Saudi Arabia and Yemen (NASA, December 1993) This south-southwest-looking
photograph shows the southwestern Arabian Peninsula, the Gulf of Aden, the Red
Sea, northern Somalia, the Afar Triangle and the Great Rift Valley of Ethiopia.
The southwestern Arabian Peninsula, most of which is in Yemen, has a narrow
coastal plain (Tihamah) along the Red Sea about 30 to 80 km wide, interior
highlands, and mountains that descend to a great sandy desert. The coastal plain
is hot and virtually rainless with high humidity, alluvium and talus carried
down from the highlands, and little vegetation cover. The interior highlands, a
section of the uplifted Arabian Plateau rising more than 660 meters, annually
receive an average of 50 cm of precipitation, most falling between the months of
June and September. This area is the wettest part of the Arabian Peninsula with
numerous valleys and watercourses. Wadi Hadhramaut (east of center) is the
largest.

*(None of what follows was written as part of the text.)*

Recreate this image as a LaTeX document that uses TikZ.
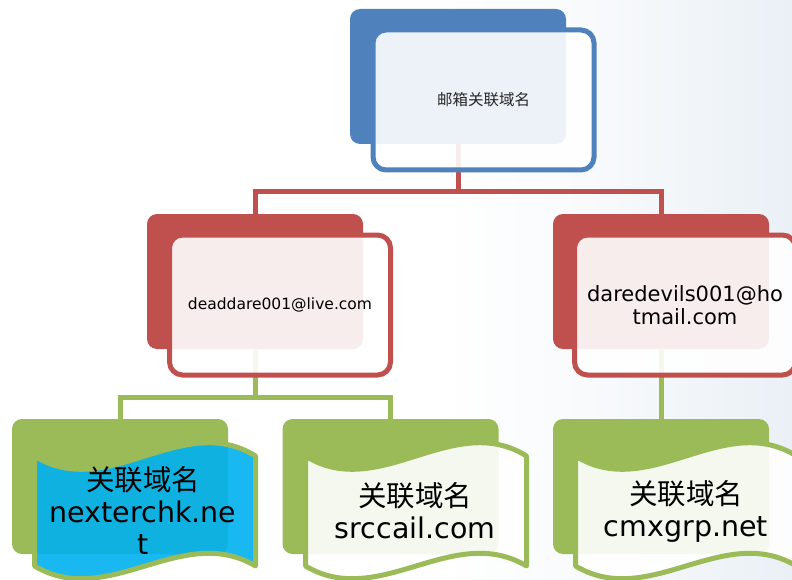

The upper and middle highlands, Yemen’s best farmlands, have alluvial
soils and moisture from intermittent streams; the lower portions are uninhabited
and extremely dry. The eastern and northern highlands, which are in the rain
shadow, slope down into the great sandy expanse of the reddish southwestern Rub’
al Khali Desert with parallel northeast-southwest trending sand dunes. West and
southwest of the Arabian Peninsula and the Red Sea is the Danakil Depression,
part of the Great African Rift Valley; south of the peninsula, scattered clouds
cover portions of the Gulf of Aden and the coastal ranges of northern Somalia.